To better understand how this labyrinth of licensing and testing worked, all you need to know is how Microsoft created a version of Java 2 Standard Edition (J2SE: the desktop version) that didn’t pass the TCK (not surprisingly for the era, Microsoft embraced and extended Java to include dependencies on Windows). But Microsoft called it Java anyway and Sun sued Microsoft for trademark infringement. The two companies eventually settled out of court in 2002 with Microsoft paying Sun $20 million (pocket change by today’s standards).

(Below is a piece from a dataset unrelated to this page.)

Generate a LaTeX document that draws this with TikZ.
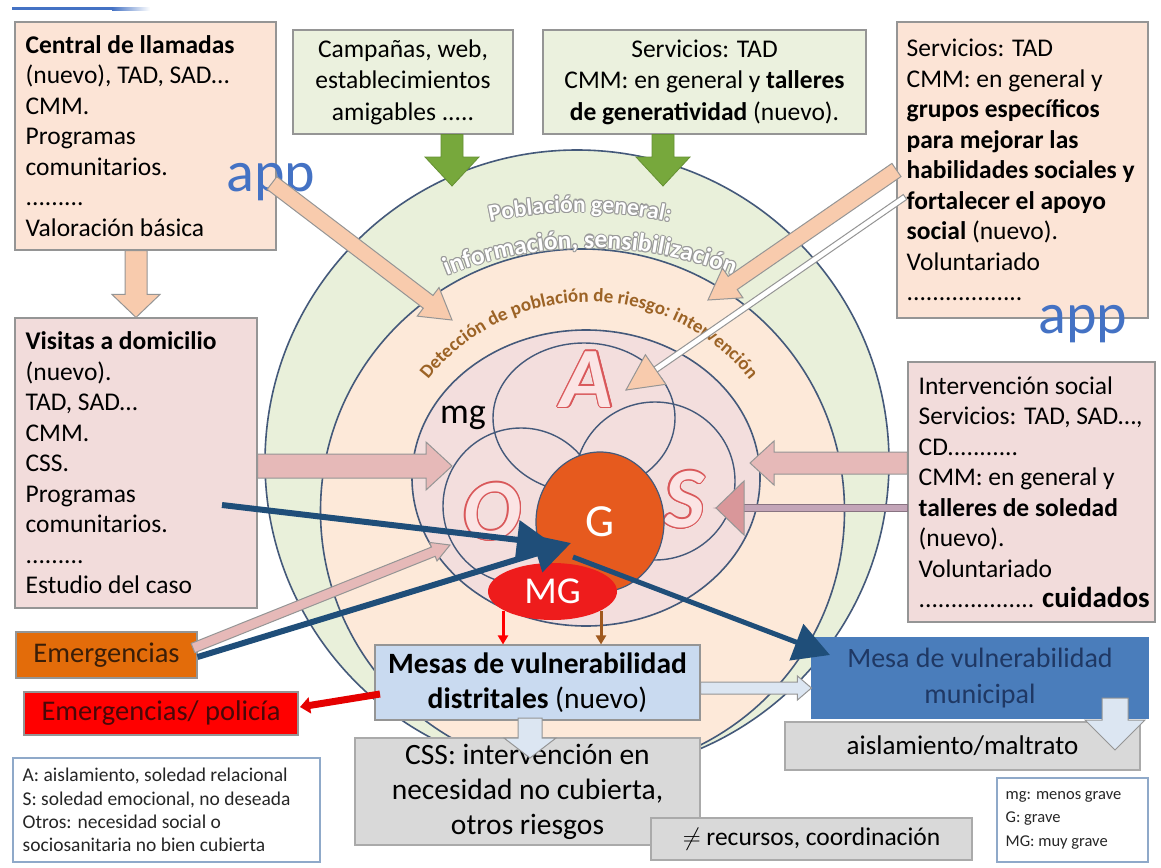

So, what’s the relevance of all this?

Google clearly didn’t care about having perfect compatibility, portability, or having the Java trademark on Android. It was prepared to enter the market with Android without referring to the technology inside as Java. Rather, developers just needed to know how to program in the Java programming language in order to program Android. It was a shrewd, but perfectly allowable move that enabled Google to tap into the skills of an existing and giant community of developers; ones that had Java skills. And this is what Rubin meant when he said “we are fine releasing our work and not calling it Java.”

Google, like any other open source licensee of Java, was free to take the code, fork it, and even do what Microsoft did to it (Microsoft did this before Java was open sourced). Just so long as it didn’t call it Java, which it didn’t.

In summary, based on the testimony so far, Van Nest is building the following arguments:

  1. Copyrightable or not, APIs are necessary for open source code to work unchanged as intended, and therefore it is implied that any APIs that are necessary for such code to work are therefore covered by the open source license to that code.
  2. Google didn’t call its implementation “Java” and was therefore not required to license the Java trademark. Google therefore satisfied its legal obligations as an open source licensee of Java, much the same way any open source licensee of Java would have to satisfy their legal obligations.
  3. If there is a fair use test to pass (because this is now, officially and legally a question of fair use), that Google’s usage of Java easily passes that test on the basis of the first two points.

There is clearly more testimony and revelations to come. But the person whose testimony may matter most is that of Phipps. There was perhaps no person that was more well versed on Sun’s intentions as it moved to become an open source company than Sun's former Chief Open Source Officer. If Sun open sourced Java with the expectation that its APIs were included, Phipps will not only be the one to say so, but he will be able to reflect on why that was a necessity for any open source software to be at-all useful to users and developers.

The challenge for Google’s legal team, will be to keep the complexity surrounding all the legalities of Java licensing simple enough for the jury to understand. Like I said earlier, it took me forever to really figure it out back when I was extensively covering Java. For a jury to learn it and then to be able digest the facts in the context of what they’ve learned -- all under the pressure of such a high drama trial -- is an extremely tall order.